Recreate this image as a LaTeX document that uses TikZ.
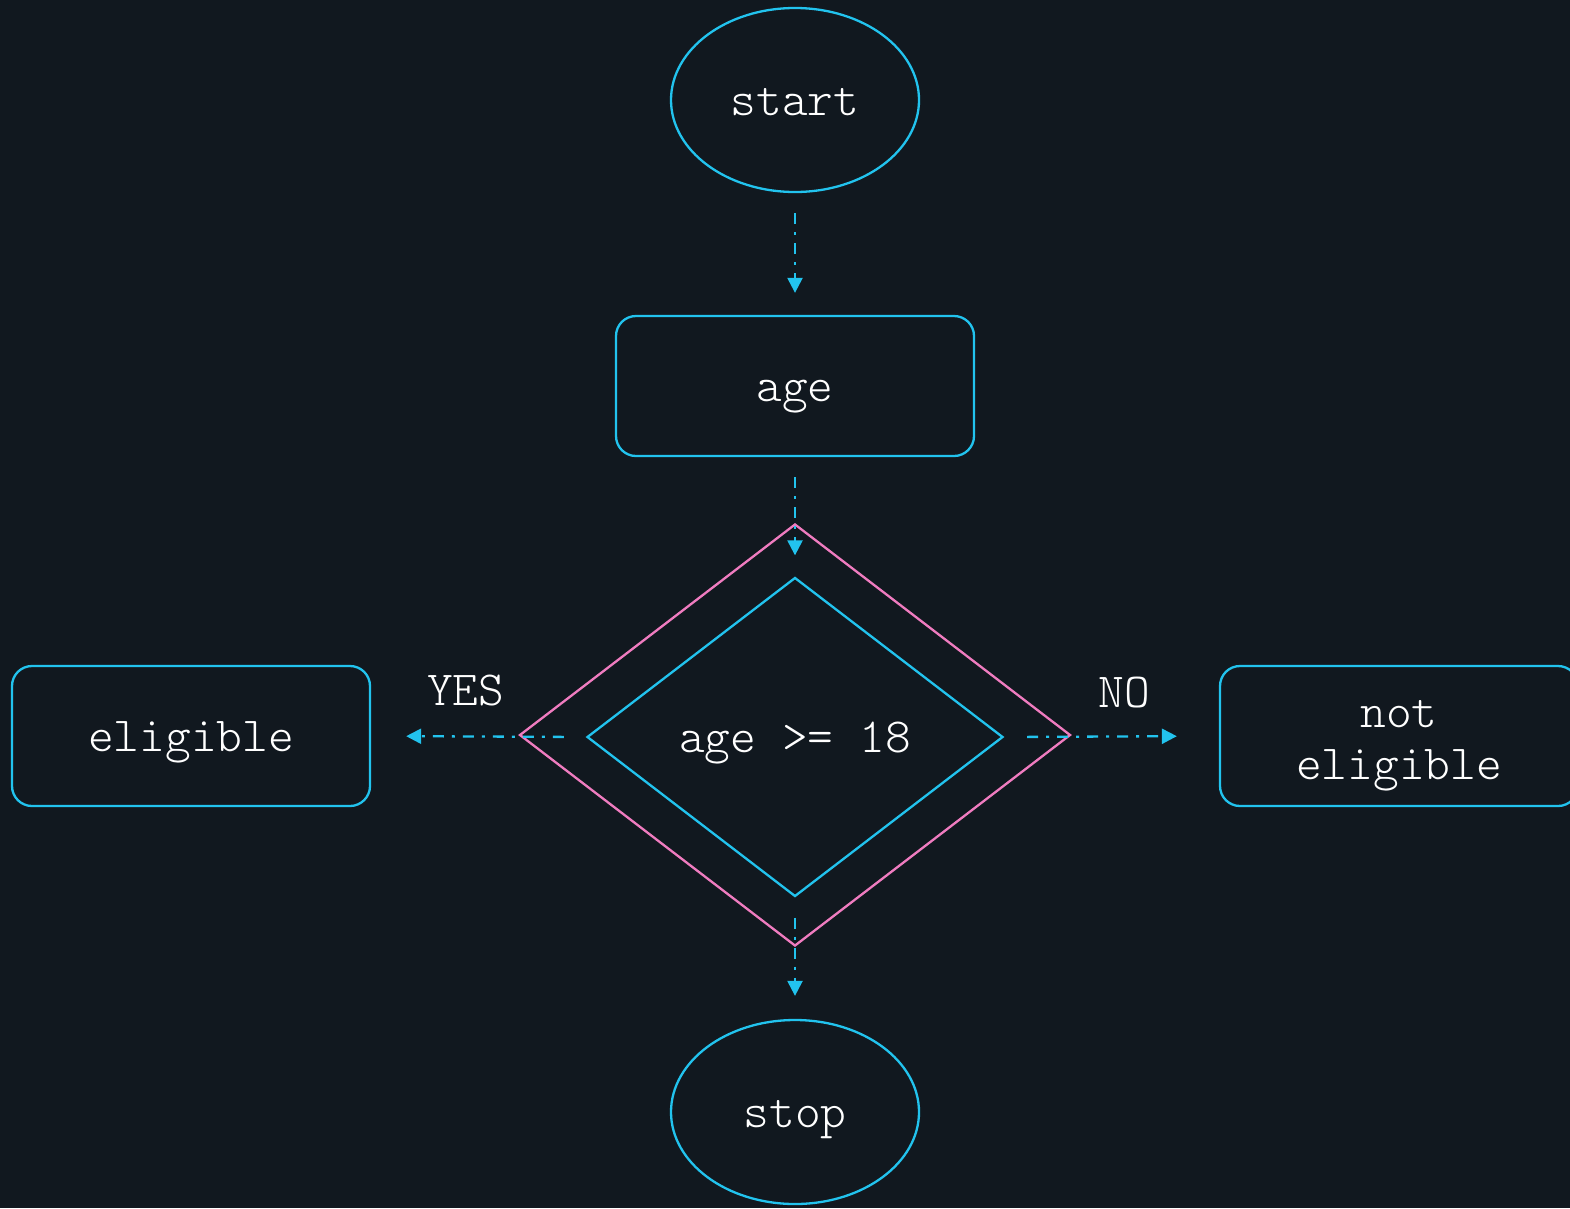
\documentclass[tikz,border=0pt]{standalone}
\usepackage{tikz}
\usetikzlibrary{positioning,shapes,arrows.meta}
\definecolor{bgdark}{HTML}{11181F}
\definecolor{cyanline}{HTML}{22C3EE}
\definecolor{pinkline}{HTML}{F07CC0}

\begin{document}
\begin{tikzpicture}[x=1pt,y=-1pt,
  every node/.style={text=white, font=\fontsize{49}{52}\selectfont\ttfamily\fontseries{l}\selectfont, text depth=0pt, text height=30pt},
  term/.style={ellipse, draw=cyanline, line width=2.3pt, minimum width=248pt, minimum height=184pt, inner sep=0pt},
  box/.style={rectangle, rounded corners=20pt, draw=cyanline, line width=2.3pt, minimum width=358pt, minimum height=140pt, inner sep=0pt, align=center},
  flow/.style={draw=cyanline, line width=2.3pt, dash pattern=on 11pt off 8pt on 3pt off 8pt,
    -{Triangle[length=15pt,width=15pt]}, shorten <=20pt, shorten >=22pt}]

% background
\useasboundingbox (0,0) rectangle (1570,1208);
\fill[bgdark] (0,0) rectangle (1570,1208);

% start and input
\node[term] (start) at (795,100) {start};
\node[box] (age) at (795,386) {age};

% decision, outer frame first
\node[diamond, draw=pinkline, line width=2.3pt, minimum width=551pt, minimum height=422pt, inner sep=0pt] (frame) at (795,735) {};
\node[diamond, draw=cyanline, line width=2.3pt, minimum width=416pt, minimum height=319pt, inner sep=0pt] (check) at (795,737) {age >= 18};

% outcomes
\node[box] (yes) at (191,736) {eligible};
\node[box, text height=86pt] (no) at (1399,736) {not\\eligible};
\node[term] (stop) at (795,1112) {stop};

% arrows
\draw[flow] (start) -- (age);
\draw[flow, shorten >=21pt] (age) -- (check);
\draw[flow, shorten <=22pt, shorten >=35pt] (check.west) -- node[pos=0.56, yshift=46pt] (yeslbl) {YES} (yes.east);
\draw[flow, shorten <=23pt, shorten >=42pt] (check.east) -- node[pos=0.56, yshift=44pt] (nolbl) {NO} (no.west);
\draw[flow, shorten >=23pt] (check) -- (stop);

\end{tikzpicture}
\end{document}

#####

**Challenge**
Each line above is to be copied verbatim. Drop any image from the copy.

**The completed task**
Recreate this image as a LaTeX document that uses TikZ.
\documentclass[tikz,border=0pt]{standalone}
\usepackage{tikz}
\usetikzlibrary{positioning,shapes,arrows.meta}
\definecolor{bgdark}{HTML}{11181F}
\definecolor{cyanline}{HTML}{22C3EE}
\definecolor{pinkline}{HTML}{F07CC0}

\begin{document}
\begin{tikzpicture}[x=1pt,y=-1pt,
  every node/.style={text=white, font=\fontsize{49}{52}\selectfont\ttfamily\fontseries{l}\selectfont, text depth=0pt, text height=30pt},
  term/.style={ellipse, draw=cyanline, line width=2.3pt, minimum width=248pt, minimum height=184pt, inner sep=0pt},
  box/.style={rectangle, rounded corners=20pt, draw=cyanline, line width=2.3pt, minimum width=358pt, minimum height=140pt, inner sep=0pt, align=center},
  flow/.style={draw=cyanline, line width=2.3pt, dash pattern=on 11pt off 8pt on 3pt off 8pt,
    -{Triangle[length=15pt,width=15pt]}, shorten <=20pt, shorten >=22pt}]

% background
\useasboundingbox (0,0) rectangle (1570,1208);
\fill[bgdark] (0,0) rectangle (1570,1208);

% start and input
\node[term] (start) at (795,100) {start};
\node[box] (age) at (795,386) {age};

% decision, outer frame first
\node[diamond, draw=pinkline, line width=2.3pt, minimum width=551pt, minimum height=422pt, inner sep=0pt] (frame) at (795,735) {};
\node[diamond, draw=cyanline, line width=2.3pt, minimum width=416pt, minimum height=319pt, inner sep=0pt] (check) at (795,737) {age >= 18};

% outcomes
\node[box] (yes) at (191,736) {eligible};
\node[box, text height=86pt] (no) at (1399,736) {not\\eligible};
\node[term] (stop) at (795,1112) {stop};

% arrows
\draw[flow] (start) -- (age);
\draw[flow, shorten >=21pt] (age) -- (check);
\draw[flow, shorten <=22pt, shorten >=35pt] (check.west) -- node[pos=0.56, yshift=46pt] (yeslbl) {YES} (yes.east);
\draw[flow, shorten <=23pt, shorten >=42pt] (check.east) -- node[pos=0.56, yshift=44pt] (nolbl) {NO} (no.west);
\draw[flow, shorten >=23pt] (check) -- (stop);

\end{tikzpicture}
\end{document}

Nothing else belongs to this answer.